● DATA PROVIDED:
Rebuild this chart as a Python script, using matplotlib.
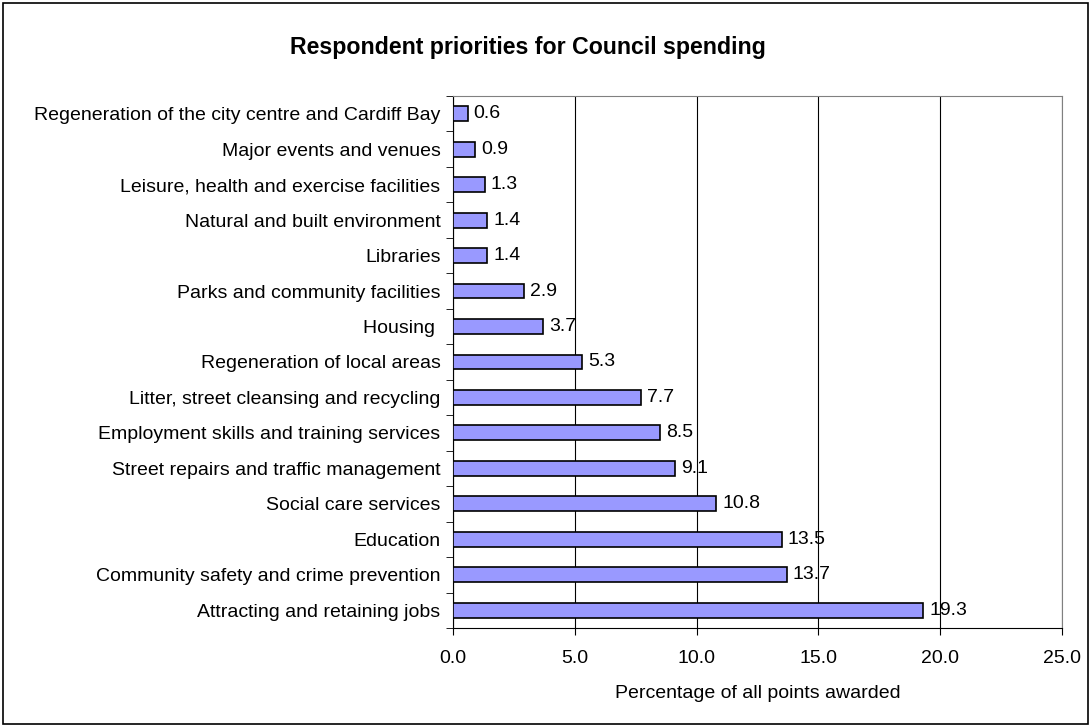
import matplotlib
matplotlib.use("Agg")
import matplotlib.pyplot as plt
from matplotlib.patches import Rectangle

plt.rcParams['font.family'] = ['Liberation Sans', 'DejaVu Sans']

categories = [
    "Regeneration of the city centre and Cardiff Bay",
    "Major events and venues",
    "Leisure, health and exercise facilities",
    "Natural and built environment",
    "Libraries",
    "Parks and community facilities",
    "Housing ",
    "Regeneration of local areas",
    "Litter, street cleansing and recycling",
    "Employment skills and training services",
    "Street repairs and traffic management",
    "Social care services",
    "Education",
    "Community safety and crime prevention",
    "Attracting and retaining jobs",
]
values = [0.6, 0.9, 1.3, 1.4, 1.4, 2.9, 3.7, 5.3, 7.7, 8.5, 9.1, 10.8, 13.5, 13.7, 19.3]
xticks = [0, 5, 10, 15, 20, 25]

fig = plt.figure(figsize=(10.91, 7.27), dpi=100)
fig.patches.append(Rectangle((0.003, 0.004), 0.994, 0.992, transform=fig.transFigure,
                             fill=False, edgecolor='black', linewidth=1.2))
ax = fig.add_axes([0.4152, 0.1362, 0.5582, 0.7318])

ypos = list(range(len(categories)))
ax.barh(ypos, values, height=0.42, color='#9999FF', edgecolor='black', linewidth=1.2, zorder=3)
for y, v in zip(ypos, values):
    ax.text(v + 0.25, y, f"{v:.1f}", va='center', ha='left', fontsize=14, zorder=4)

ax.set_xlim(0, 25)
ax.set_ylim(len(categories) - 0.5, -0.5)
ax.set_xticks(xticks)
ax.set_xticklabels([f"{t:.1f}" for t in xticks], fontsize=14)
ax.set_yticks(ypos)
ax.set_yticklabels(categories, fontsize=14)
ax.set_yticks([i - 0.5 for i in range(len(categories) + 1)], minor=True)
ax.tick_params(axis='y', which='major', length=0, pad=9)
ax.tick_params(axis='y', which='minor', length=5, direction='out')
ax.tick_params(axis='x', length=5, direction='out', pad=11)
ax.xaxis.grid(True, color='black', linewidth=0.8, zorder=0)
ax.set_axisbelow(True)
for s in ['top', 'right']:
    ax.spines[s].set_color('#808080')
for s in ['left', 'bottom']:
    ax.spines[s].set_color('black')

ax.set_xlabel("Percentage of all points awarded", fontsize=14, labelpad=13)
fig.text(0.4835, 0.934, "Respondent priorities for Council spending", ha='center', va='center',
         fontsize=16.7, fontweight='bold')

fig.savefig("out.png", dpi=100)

● WHAT YOU WILL DO:
Copy out each line exactly, without the pictures.

● OUTPUT BELOW:
Rebuild this chart as a Python script, using matplotlib.
import matplotlib
matplotlib.use("Agg")
import matplotlib.pyplot as plt
from matplotlib.patches import Rectangle

plt.rcParams['font.family'] = ['Liberation Sans', 'DejaVu Sans']

categories = [
    "Regeneration of the city centre and Cardiff Bay",
    "Major events and venues",
    "Leisure, health and exercise facilities",
    "Natural and built environment",
    "Libraries",
    "Parks and community facilities",
    "Housing ",
    "Regeneration of local areas",
    "Litter, street cleansing and recycling",
    "Employment skills and training services",
    "Street repairs and traffic management",
    "Social care services",
    "Education",
    "Community safety and crime prevention",
    "Attracting and retaining jobs",
]
values = [0.6, 0.9, 1.3, 1.4, 1.4, 2.9, 3.7, 5.3, 7.7, 8.5, 9.1, 10.8, 13.5, 13.7, 19.3]
xticks = [0, 5, 10, 15, 20, 25]

fig = plt.figure(figsize=(10.91, 7.27), dpi=100)
fig.patches.append(Rectangle((0.003, 0.004), 0.994, 0.992, transform=fig.transFigure,
                             fill=False, edgecolor='black', linewidth=1.2))
ax = fig.add_axes([0.4152, 0.1362, 0.5582, 0.7318])

ypos = list(range(len(categories)))
ax.barh(ypos, values, height=0.42, color='#9999FF', edgecolor='black', linewidth=1.2, zorder=3)
for y, v in zip(ypos, values):
    ax.text(v + 0.25, y, f"{v:.1f}", va='center', ha='left', fontsize=14, zorder=4)

ax.set_xlim(0, 25)
ax.set_ylim(len(categories) - 0.5, -0.5)
ax.set_xticks(xticks)
ax.set_xticklabels([f"{t:.1f}" for t in xticks], fontsize=14)
ax.set_yticks(ypos)
ax.set_yticklabels(categories, fontsize=14)
ax.set_yticks([i - 0.5 for i in range(len(categories) + 1)], minor=True)
ax.tick_params(axis='y', which='major', length=0, pad=9)
ax.tick_params(axis='y', which='minor', length=5, direction='out')
ax.tick_params(axis='x', length=5, direction='out', pad=11)
ax.xaxis.grid(True, color='black', linewidth=0.8, zorder=0)
ax.set_axisbelow(True)
for s in ['top', 'right']:
    ax.spines[s].set_color('#808080')
for s in ['left', 'bottom']:
    ax.spines[s].set_color('black')

ax.set_xlabel("Percentage of all points awarded", fontsize=14, labelpad=13)
fig.text(0.4835, 0.934, "Respondent priorities for Council spending", ha='center', va='center',
         fontsize=16.7, fontweight='bold')

fig.savefig("out.png", dpi=100)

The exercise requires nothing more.